- Task description
Write the data out again exactly, with no pictures.

%%

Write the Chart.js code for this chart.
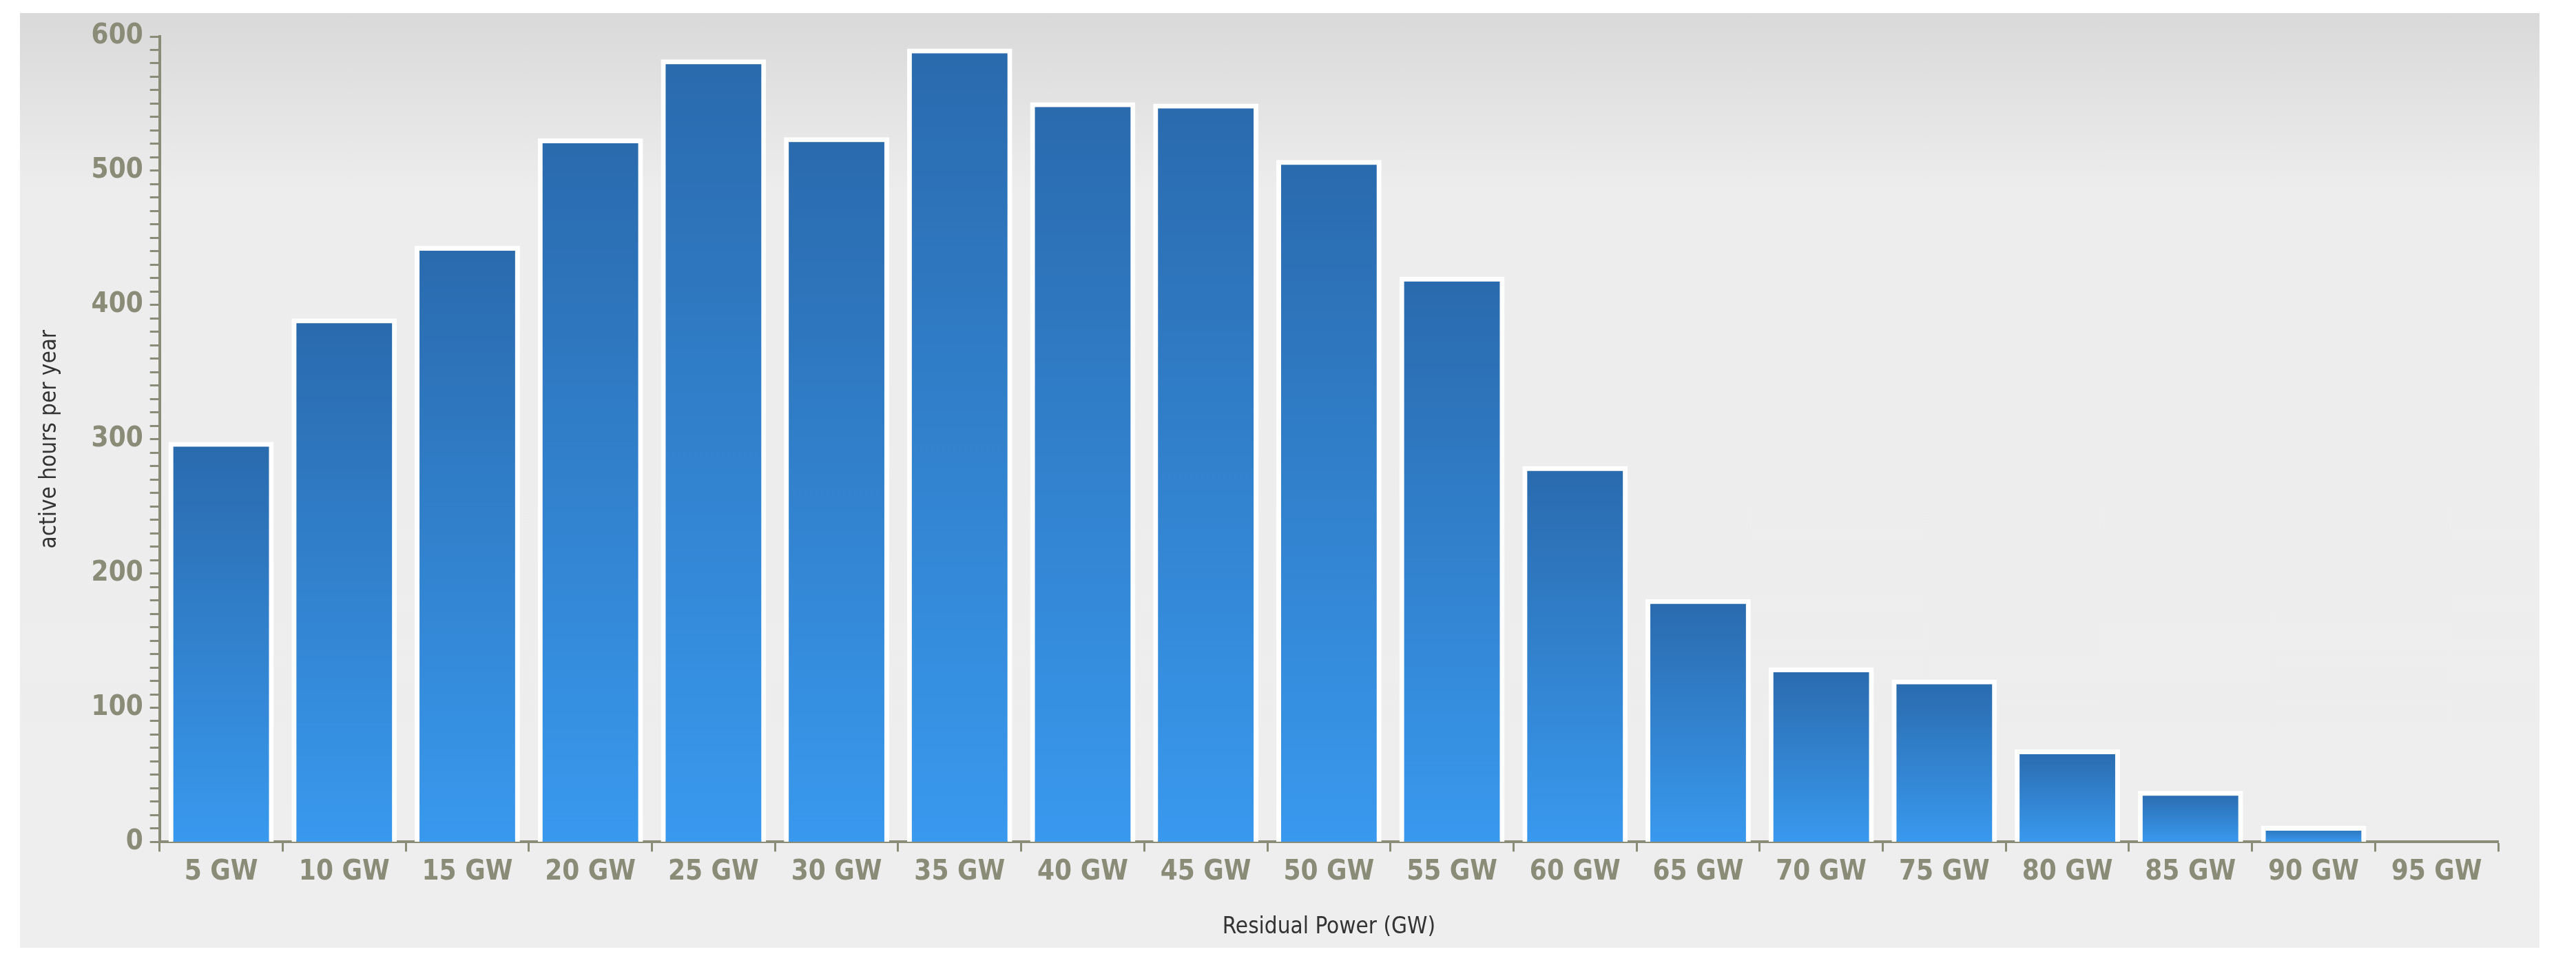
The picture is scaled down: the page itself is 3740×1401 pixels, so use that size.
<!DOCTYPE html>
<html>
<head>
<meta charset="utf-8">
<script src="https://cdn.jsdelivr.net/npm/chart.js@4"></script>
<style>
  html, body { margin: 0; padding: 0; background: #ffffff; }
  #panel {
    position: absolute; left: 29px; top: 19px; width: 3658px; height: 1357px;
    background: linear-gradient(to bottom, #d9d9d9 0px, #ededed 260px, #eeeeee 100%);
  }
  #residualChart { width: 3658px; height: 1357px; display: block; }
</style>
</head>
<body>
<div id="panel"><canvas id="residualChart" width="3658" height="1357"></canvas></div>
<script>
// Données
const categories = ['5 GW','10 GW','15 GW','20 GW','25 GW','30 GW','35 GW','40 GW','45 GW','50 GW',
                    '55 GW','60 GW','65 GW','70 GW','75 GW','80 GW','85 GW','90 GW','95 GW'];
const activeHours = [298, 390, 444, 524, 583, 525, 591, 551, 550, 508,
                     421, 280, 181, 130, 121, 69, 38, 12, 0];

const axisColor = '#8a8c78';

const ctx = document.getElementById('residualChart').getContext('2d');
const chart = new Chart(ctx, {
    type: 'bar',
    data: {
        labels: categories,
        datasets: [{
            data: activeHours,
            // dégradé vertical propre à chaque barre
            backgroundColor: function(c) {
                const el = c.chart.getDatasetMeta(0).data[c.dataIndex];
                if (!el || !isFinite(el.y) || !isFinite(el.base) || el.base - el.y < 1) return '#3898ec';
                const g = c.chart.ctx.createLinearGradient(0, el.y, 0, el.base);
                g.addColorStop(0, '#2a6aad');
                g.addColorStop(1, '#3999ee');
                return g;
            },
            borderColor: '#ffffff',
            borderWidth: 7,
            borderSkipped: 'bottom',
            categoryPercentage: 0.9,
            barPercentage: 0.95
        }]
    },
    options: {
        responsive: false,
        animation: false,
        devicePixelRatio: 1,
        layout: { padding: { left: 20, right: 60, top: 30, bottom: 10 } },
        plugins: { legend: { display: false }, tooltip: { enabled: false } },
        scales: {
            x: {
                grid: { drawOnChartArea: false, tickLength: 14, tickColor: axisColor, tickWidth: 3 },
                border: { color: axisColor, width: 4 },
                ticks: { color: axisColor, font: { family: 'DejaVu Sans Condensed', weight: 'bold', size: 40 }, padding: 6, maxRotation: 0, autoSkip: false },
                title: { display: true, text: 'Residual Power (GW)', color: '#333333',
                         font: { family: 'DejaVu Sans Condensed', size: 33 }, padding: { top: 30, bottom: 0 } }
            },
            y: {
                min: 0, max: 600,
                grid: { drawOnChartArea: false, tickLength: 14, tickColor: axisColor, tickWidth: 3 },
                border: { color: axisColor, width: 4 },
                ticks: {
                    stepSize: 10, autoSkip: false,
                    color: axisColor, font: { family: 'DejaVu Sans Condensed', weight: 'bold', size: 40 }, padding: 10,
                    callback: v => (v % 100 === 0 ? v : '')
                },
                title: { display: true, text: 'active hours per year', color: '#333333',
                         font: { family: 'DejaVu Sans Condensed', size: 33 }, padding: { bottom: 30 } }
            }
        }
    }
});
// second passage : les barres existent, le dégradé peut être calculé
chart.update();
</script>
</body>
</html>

%%

- Solution
Write the Chart.js code for this chart.
The picture is scaled down: the page itself is 3740×1401 pixels, so use that size.
<!DOCTYPE html>
<html>
<head>
<meta charset="utf-8">
<script src="https://cdn.jsdelivr.net/npm/chart.js@4"></script>
<style>
  html, body { margin: 0; padding: 0; background: #ffffff; }
  #panel {
    position: absolute; left: 29px; top: 19px; width: 3658px; height: 1357px;
    background: linear-gradient(to bottom, #d9d9d9 0px, #ededed 260px, #eeeeee 100%);
  }
  #residualChart { width: 3658px; height: 1357px; display: block; }
</style>
</head>
<body>
<div id="panel"><canvas id="residualChart" width="3658" height="1357"></canvas></div>
<script>
// Données
const categories = ['5 GW','10 GW','15 GW','20 GW','25 GW','30 GW','35 GW','40 GW','45 GW','50 GW',
                    '55 GW','60 GW','65 GW','70 GW','75 GW','80 GW','85 GW','90 GW','95 GW'];
const activeHours = [298, 390, 444, 524, 583, 525, 591, 551, 550, 508,
                     421, 280, 181, 130, 121, 69, 38, 12, 0];

const axisColor = '#8a8c78';

const ctx = document.getElementById('residualChart').getContext('2d');
const chart = new Chart(ctx, {
    type: 'bar',
    data: {
        labels: categories,
        datasets: [{
            data: activeHours,
            // dégradé vertical propre à chaque barre
            backgroundColor: function(c) {
                const el = c.chart.getDatasetMeta(0).data[c.dataIndex];
                if (!el || !isFinite(el.y) || !isFinite(el.base) || el.base - el.y < 1) return '#3898ec';
                const g = c.chart.ctx.createLinearGradient(0, el.y, 0, el.base);
                g.addColorStop(0, '#2a6aad');
                g.addColorStop(1, '#3999ee');
                return g;
            },
            borderColor: '#ffffff',
            borderWidth: 7,
            borderSkipped: 'bottom',
            categoryPercentage: 0.9,
            barPercentage: 0.95
        }]
    },
    options: {
        responsive: false,
        animation: false,
        devicePixelRatio: 1,
        layout: { padding: { left: 20, right: 60, top: 30, bottom: 10 } },
        plugins: { legend: { display: false }, tooltip: { enabled: false } },
        scales: {
            x: {
                grid: { drawOnChartArea: false, tickLength: 14, tickColor: axisColor, tickWidth: 3 },
                border: { color: axisColor, width: 4 },
                ticks: { color: axisColor, font: { family: 'DejaVu Sans Condensed', weight: 'bold', size: 40 }, padding: 6, maxRotation: 0, autoSkip: false },
                title: { display: true, text: 'Residual Power (GW)', color: '#333333',
                         font: { family: 'DejaVu Sans Condensed', size: 33 }, padding: { top: 30, bottom: 0 } }
            },
            y: {
                min: 0, max: 600,
                grid: { drawOnChartArea: false, tickLength: 14, tickColor: axisColor, tickWidth: 3 },
                border: { color: axisColor, width: 4 },
                ticks: {
                    stepSize: 10, autoSkip: false,
                    color: axisColor, font: { family: 'DejaVu Sans Condensed', weight: 'bold', size: 40 }, padding: 10,
                    callback: v => (v % 100 === 0 ? v : '')
                },
                title: { display: true, text: 'active hours per year', color: '#333333',
                         font: { family: 'DejaVu Sans Condensed', size: 33 }, padding: { bottom: 30 } }
            }
        }
    }
});
// second passage : les barres existent, le dégradé peut être calculé
chart.update();
</script>
</body>
</html>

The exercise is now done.